Israel is worried that Libya has a nuclear program as advanced as Iran’s.

“We are watching Libya and Iran for nuclear programs,” a former Israeli minister at the conference told the Forward. “Libya and Iran are as advanced, and Libya even maybe more than Iran.”

The Israeli assessment is that Iran will have a nuclear device by 2005 and a nuclear weapon shortly thereafter.

The official said the United States had privately conveyed intelligence information on Libya to Israel a year and a half ago according to which Muammar Gadhafi’s regime was well advanced in developing a nuclear weapons program.

“The Americans asked us to keep quiet about it, and only three or four people in Israel knew about this,” he said. “Then [Assistant Secretary of State] John Bolton said it publicly and Sharon repeated it.”

He added that there was also information about Pakistani cooperation in building Libya’s nuclear capacity, although not on a government level.

Friendly Fire

While panelists were discussing the future of Iraq at length, one person in the audience was acutely aware of Iraq’s painful present.

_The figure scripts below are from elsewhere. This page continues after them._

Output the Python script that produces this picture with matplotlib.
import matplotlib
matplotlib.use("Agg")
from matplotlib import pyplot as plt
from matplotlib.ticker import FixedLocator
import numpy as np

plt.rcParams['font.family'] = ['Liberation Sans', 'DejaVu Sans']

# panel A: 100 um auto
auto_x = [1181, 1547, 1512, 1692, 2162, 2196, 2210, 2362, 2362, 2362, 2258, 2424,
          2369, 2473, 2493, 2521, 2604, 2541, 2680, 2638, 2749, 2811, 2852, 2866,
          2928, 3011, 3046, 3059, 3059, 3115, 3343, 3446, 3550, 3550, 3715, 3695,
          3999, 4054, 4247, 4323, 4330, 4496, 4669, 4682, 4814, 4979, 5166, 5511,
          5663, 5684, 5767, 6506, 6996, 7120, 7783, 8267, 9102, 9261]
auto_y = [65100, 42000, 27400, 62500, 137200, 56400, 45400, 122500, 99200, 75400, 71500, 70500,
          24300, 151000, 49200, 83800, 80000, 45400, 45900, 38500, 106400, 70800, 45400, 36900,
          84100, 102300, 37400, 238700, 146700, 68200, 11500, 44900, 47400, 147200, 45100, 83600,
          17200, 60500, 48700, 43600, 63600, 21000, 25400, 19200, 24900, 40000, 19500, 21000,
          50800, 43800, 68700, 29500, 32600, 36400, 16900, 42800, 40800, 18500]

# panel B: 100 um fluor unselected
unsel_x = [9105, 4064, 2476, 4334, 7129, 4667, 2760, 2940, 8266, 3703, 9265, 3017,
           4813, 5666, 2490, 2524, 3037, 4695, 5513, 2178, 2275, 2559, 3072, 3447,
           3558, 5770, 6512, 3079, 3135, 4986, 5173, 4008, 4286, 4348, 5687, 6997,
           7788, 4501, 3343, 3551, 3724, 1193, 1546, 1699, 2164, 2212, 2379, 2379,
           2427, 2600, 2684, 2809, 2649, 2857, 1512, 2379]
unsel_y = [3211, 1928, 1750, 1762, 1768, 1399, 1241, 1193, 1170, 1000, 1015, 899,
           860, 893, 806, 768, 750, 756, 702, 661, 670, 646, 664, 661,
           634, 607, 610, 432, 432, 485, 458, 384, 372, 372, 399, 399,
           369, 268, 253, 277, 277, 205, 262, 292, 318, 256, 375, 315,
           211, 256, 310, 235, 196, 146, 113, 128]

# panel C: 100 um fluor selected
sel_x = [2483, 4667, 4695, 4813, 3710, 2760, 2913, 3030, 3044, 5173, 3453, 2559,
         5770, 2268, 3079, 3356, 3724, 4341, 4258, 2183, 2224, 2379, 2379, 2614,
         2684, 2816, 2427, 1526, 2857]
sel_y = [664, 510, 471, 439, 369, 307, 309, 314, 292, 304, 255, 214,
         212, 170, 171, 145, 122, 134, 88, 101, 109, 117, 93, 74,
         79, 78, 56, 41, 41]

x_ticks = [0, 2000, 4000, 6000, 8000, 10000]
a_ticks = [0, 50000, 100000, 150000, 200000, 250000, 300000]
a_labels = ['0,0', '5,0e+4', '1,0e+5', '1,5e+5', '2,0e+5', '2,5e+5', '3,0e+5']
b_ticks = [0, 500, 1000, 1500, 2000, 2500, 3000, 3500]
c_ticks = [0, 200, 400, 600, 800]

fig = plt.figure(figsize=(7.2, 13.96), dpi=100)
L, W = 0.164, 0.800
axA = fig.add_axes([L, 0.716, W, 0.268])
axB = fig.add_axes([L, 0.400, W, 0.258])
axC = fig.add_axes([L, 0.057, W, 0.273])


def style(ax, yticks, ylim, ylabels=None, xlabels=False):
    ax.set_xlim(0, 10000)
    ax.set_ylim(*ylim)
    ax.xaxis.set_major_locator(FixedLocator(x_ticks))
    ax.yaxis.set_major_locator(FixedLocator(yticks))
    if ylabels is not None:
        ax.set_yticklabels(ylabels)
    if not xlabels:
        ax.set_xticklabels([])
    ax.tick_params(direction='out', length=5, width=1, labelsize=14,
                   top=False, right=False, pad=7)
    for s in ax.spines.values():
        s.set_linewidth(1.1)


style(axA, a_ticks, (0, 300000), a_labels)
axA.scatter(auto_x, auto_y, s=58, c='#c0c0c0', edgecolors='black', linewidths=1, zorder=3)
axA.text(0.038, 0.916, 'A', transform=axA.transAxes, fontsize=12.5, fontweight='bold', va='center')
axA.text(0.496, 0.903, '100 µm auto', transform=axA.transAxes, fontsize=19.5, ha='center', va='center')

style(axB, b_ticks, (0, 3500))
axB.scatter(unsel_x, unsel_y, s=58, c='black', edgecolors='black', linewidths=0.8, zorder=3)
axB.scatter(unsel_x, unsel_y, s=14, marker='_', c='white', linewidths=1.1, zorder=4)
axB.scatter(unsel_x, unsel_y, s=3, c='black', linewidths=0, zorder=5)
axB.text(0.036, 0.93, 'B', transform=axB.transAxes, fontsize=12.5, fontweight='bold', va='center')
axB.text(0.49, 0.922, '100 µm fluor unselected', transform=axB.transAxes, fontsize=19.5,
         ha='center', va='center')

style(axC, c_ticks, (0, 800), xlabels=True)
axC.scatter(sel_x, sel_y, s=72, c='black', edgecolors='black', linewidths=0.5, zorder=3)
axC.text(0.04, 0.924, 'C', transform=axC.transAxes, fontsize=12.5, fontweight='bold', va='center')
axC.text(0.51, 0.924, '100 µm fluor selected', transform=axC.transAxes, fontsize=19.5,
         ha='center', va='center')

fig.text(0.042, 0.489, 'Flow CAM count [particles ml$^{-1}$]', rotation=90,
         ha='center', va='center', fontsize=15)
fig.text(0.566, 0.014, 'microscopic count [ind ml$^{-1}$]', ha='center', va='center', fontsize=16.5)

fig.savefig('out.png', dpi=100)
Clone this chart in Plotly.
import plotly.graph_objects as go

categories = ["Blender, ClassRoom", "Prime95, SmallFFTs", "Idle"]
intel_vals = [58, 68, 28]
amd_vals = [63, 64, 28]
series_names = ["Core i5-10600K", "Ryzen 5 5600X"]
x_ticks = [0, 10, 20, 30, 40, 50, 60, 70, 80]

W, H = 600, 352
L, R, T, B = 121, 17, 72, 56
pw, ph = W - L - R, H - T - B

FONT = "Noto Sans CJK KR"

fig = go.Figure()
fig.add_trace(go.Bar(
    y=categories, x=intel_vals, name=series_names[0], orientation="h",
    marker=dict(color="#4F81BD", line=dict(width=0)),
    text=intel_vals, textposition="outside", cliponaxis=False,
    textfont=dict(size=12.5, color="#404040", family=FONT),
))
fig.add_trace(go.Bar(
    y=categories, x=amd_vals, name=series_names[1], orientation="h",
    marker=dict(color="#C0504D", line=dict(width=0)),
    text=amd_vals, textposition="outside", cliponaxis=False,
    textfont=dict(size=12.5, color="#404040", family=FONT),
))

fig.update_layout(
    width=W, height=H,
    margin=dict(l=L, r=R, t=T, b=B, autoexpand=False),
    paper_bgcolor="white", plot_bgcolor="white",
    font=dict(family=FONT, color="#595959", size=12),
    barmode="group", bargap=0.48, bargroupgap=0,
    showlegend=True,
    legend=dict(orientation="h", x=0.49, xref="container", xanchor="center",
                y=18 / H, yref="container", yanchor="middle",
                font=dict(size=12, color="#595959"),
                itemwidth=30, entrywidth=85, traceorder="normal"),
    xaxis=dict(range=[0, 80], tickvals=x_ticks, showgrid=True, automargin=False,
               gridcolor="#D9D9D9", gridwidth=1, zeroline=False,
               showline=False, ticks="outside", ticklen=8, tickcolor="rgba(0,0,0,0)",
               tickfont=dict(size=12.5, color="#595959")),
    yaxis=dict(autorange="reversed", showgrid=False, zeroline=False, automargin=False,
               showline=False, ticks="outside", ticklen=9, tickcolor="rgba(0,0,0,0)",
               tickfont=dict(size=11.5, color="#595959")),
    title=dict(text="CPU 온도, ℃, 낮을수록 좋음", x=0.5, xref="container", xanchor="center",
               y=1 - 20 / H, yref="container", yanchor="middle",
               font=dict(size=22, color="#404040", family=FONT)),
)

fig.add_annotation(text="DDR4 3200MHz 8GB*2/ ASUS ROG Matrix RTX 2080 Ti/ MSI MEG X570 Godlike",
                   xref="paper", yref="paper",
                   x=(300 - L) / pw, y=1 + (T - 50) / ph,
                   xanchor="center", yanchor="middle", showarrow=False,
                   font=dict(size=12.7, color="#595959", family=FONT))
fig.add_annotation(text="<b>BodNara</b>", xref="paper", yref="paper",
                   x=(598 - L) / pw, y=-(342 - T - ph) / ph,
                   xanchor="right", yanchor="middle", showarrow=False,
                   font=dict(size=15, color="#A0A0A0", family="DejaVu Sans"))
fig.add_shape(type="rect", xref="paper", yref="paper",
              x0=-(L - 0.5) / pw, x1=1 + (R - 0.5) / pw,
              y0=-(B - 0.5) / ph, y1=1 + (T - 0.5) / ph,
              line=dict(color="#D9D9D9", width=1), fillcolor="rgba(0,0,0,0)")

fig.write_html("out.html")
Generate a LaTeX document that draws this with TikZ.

Dilshad Barzani, the German-based representative of the Kurdish Democratic Party headed by his brother Massoud Barzani, had something else on his mind when, in mute testimony to the longstanding links between Kurds and Israelis, he shook hands with Israeli officials.

He had just heard news that a tragic friendly-fire incident had taken place in northern Iraq. An American plane dropped bombs on a convoy of American and Kurdish forces, killing at least 18 people and injuring dozens. Among the injured was Wazih Barzani, one of his five brothers. Dilshad Barzani told the Forward he was cutting his American visit short and rushing back to Germany where his brother was being flown to receive treatment for head wounds.